Et ce ne sont pas les annonces du Premier ministre, Edouard Philippe, dimanche dans le JDD, qui vont inverser la tendance : le quasi-gel de trois prestations sociales (APL, pensions de retraite et allocations familiales) devrait fédérer toutes les oppositions prêtes à défendre la frustration des retraités modestes.
Pour autant, il y a aussi dans notre sondage quelques vrais motifs de satisfaction pour l'exécutif. Les fondamentaux macronistes en matière de politique sociale – que l'on peut résumer ainsi : moins de prestations mais plus d'accompagnement vers la réinsertion– sont très majoritaires dans la société française. Les personnes interrogées par Viavoice jugent en effet «prioritaires» la mise en place de mesures destinées à «investir davantage dans l'éducation, la formation et l'apprentissage» (61%), à «valoriser l'accompagnement pour aider les publics en difficulté à se réinsérer» (43 %) voire à «diminuer des minima sociaux et augmenter les contrôles pour décourager l'"assistanat"» (42 %). «Augmenter les minima sociaux» est, à leurs yeux, bien moins «prioritaire» (24 %). Exactement ce qu'Emmanuel Macron a porté dans son discours devant le Congrès le 10 juillet : «La stratégie de lutte contre la pauvreté […] ne se contentera pas de proposer une politique de redistribution classique, mais une politique d'investissement et d'accompagnement social, avait lancé le chef de l'Etat aux députés et sénateurs. Non pas de nouvelles aides en solde de tout compte mais un accompagnement réel vers l'activité, le travail.»
Popularité
A Versailles, le Président avait également rappelé un élément essentiel du macronisme à ceux, y compris dans sa majorité, qui attendaient un «virage social» : «Il n'y a pas d'un côté une action économique et de l'autre une action sociale.» «C'est le même trait, la même finalité: être plus forts pour pouvoir être plus justes», avait-il insisté.
Sur ce point-là, le chef de l'Etat peut aussi s'appuyer sur une partie de l'opinion : pour lutter contre la pauvreté, 57 % des personnes interrogées dans cette enquête privilégient la «relance de l'économie», contre 31 % pour qui «améliorer les politiques sociales» doit être la «priorité». Une ligne partagée très majoritairement par huit sympathisants de droite sur dix, mais également une part importante (quatre sur dix) de personnes se déclarant à gauche.
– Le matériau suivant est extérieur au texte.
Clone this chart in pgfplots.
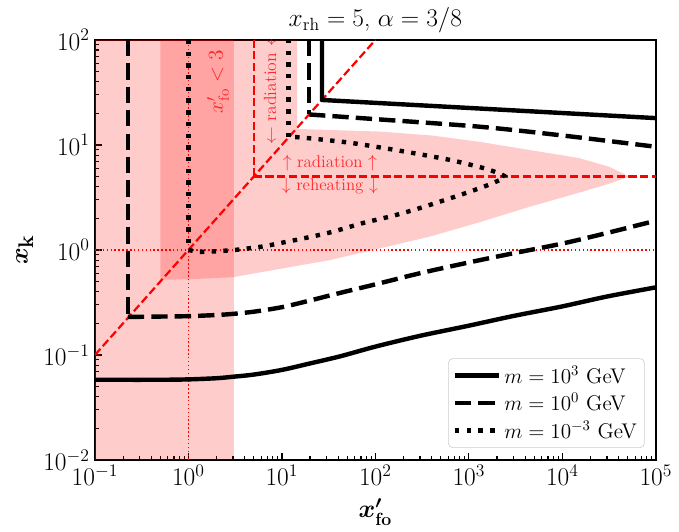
\documentclass[border=0pt]{standalone}
\usepackage{amsmath}
\usepackage{pgfplots}
\pgfplotsset{compat=1.18}
\begin{document}
\begin{tikzpicture}
\useasboundingbox (-64.5pt,-48.9pt) rectangle (396.7pt,312.4pt);
\begin{axis}[
  at={(0,0)}, anchor=south west,
  scale only axis, width=381pt, height=285.3pt,
  xmode=log, ymode=log,
  xmin=0.1, xmax=1e5, ymin=0.01, ymax=100,
  tick pos=left, tick align=inside,
  major tick length=5pt, minor tick length=3pt,
  every tick/.style={black, line width=0.8pt},
  axis line style={line width=0.9pt},
  tick label style={font=\fontsize{17}{20}\selectfont},
  xtick={0.1,1,10,100,1000,10000,100000},
  ytick={0.01,0.1,1,10,100},
  title={$x_{\rm rh} = 5$, $\alpha = 3/8$},
  title style={font=\fontsize{17}{20}\selectfont, yshift=-5pt},
  xlabel={$\boldsymbol{x'_{\rm fo}}$},
  ylabel={$\boldsymbol{x_{\rm k}}$},
  label style={font=\fontsize{19}{22}\selectfont},
  xlabel style={font=\fontsize{18}{21}\selectfont, inner sep=0pt, yshift=-5pt},
  legend cell align=left,
  legend image code/.code={\draw[#1] (0pt,0pt) -- (30pt,0pt);},
  legend style={at={(rel axis cs:0.98,0.0285)}, anchor=south east,
    draw=black!20, rounded corners=3pt, fill=white,
    font=\fontsize{14.4}{17}\selectfont, row sep=1.5pt, inner xsep=3pt, inner ysep=3pt},
]
% shaded regions
\addplot[fill=red, fill opacity=0.2, draw=red, draw opacity=0.2, forget plot]
  coordinates {(0.1,0.01) (3,0.01) (3,100) (0.1,100)} -- cycle;
\addplot[fill=red, fill opacity=0.2, draw=none, forget plot]
  coordinates {(0.5,0.52) (0.5,100) (14.5,100) (14.5,14.2) (30,13.9) (112,13.4) (400,12.3)
  (1300,10.7) (5000,8.8) (15000,7.5) (31600,6.2) (52000,5.0) (31600,4.27) (15800,3.55)
  (4490,2.58) (1260,1.82) (383,1.34) (100,1.01) (32.6,0.80) (10,0.665) (3,0.55) (1,0.525)} -- cycle;
% red guide lines
\addplot[red, line width=1.5pt, dash pattern=on 5.55pt off 2.4pt, forget plot]
  coordinates {(0.1,0.1) (100,100)};
\addplot[red, line width=1.5pt, dash pattern=on 5.55pt off 2.4pt, forget plot]
  coordinates {(5,5) (100000,5)};
\addplot[red, line width=1.5pt, dash pattern=on 5.55pt off 2.4pt, forget plot]
  coordinates {(5,5) (5,100)};
\addplot[red, line width=1pt, dash pattern=on 1pt off 1.65pt, forget plot]
  coordinates {(0.1,1) (100000,1)};
\addplot[red, line width=1pt, dash pattern=on 1pt off 1.65pt, forget plot]
  coordinates {(1,0.01) (1,100)};
% m = 1e3 GeV
\addplot[black, line width=3pt, line join=round, smooth, tension=0.5]
  coordinates {(0.1,0.058) (0.5,0.058) (1,0.0585) (2,0.0600) (3,0.062) (5,0.065) (10,0.072)
  (20,0.083) (42,0.097) (100,0.12) (300,0.152) (1000,0.19) (3000,0.235) (10000,0.29)
  (30000,0.36) (100000,0.44)};
\addlegendentry{$m = 10^{3}$ GeV}
\addplot[black, line width=3pt, line join=round, forget plot]
  coordinates {(26.8,100) (26.8,26.8) (100000,18)};
% m = 1e0 GeV
\addplot[black, line width=3pt, line join=round, dash pattern=on 11.1pt off 4.8pt, smooth, tension=0.5]
  coordinates {(0.225,0.23) (0.5,0.232) (1,0.234) (2,0.240) (3,0.246) (5,0.258)
  (10,0.285) (20,0.33) (42,0.39) (100,0.47) (300,0.6) (1000,0.76) (3000,0.93)
  (10000,1.15) (30000,1.45) (100000,1.9)};
\addlegendentry{$m = 10^{0}$ GeV}
\addplot[black, line width=3pt, line join=round, dash pattern=on 11.1pt off 4.8pt, forget plot]
  coordinates {(0.225,100) (0.225,0.23)};
\addplot[black, line width=3pt, line join=round, dash pattern=on 11.1pt off 4.8pt, forget plot]
  coordinates {(19.5,100) (19.5,19.5)};
\addplot[black, line width=3pt, line join=round, dash pattern=on 11.1pt off 4.8pt, smooth, tension=0.5, forget plot]
  coordinates {(19.5,19.5) (100,17.6) (1310,14.9) (10000,12.3) (100000,9.6)};
% m = 1e-3 GeV
\addplot[black, line width=3pt, line join=round, dash pattern=on 3pt off 4.95pt, smooth, tension=0.4]
  coordinates {(1,1) (1.3,0.96) (2,0.97) (3.5,1.01) (6.3,1.08) (10,1.17) (21,1.34)
  (35,1.49) (73,1.8) (150,2.1) (276,2.45) (500,2.9) (944,3.5) (1550,4.1) (2100,4.6)
  (2450,5.0) (1550,5.9) (626,7.2) (183,8.8) (53,10.5) (15.6,11.8) (11.7,11.9)};
\addlegendentry{$m = 10^{-3}$ GeV}
\addplot[black, line width=3pt, dash pattern=on 3pt off 4.95pt, forget plot]
  coordinates {(1,100) (1,1)};
\addplot[black, line width=3pt, dash pattern=on 3pt off 4.95pt, forget plot]
  coordinates {(11.7,11.9) (11.7,100)};
% annotations
\node[rotate=90, text=red, text opacity=0.8, font=\fontsize{14.5}{17}\selectfont]
  at (axis cs:2.07,40) {$x'_{\rm fo} < 3$};
\node[rotate=90, text=red, text opacity=0.8, font=\fontsize{12}{14}\selectfont]
  at (axis cs:7.45,35.7) {$\leftarrow$ radiation $\leftarrow$};
\node[text=red, text opacity=0.8, font=\fontsize{11.5}{13}\selectfont]
  at (axis cs:32.6,6.75) {$\uparrow$ radiation $\uparrow$};
\node[text=red, text opacity=0.8, font=\fontsize{11.5}{13}\selectfont]
  at (axis cs:32.6,4.07) {$\downarrow$ reheating $\downarrow$};
\end{axis}
\end{tikzpicture}
\end{document}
Enfin, dans leurs quêtes d'économies pour boucler le budget 2019 et respecter leurs engagements européens, Emmanuel Macron et son gouvernement devraient trouver quelques soutiens : 55 % des personnes interrogées approuvent la réduction des déficits, «quitte à réduire les budgets des services publics». Parmi eux, trois quarts des sympathisants de la majorité, de droite mais aussi près de 40 % des sympathisants de gauche. Ce ne sera pas de trop pour espérer inverser une cote de popularité qui a perdu pas loin de dix points depuis le début de l'année. Avec seulement 36 % de «bonne opinion», Emmanuel Macron et Edouard Philippe chutent toujours (-1 point par rapport à juin) dans notre sondage. Si le chef de l'Etat engrange six points de plus chez les sympathisants de la majorité, il en perd le même nombre à gauche et onze à droite. Des soutiens en moins qu'il pourrait justement aller grappiller, lors de cette rentrée, sur les questions économiques, sociales et budgétaires.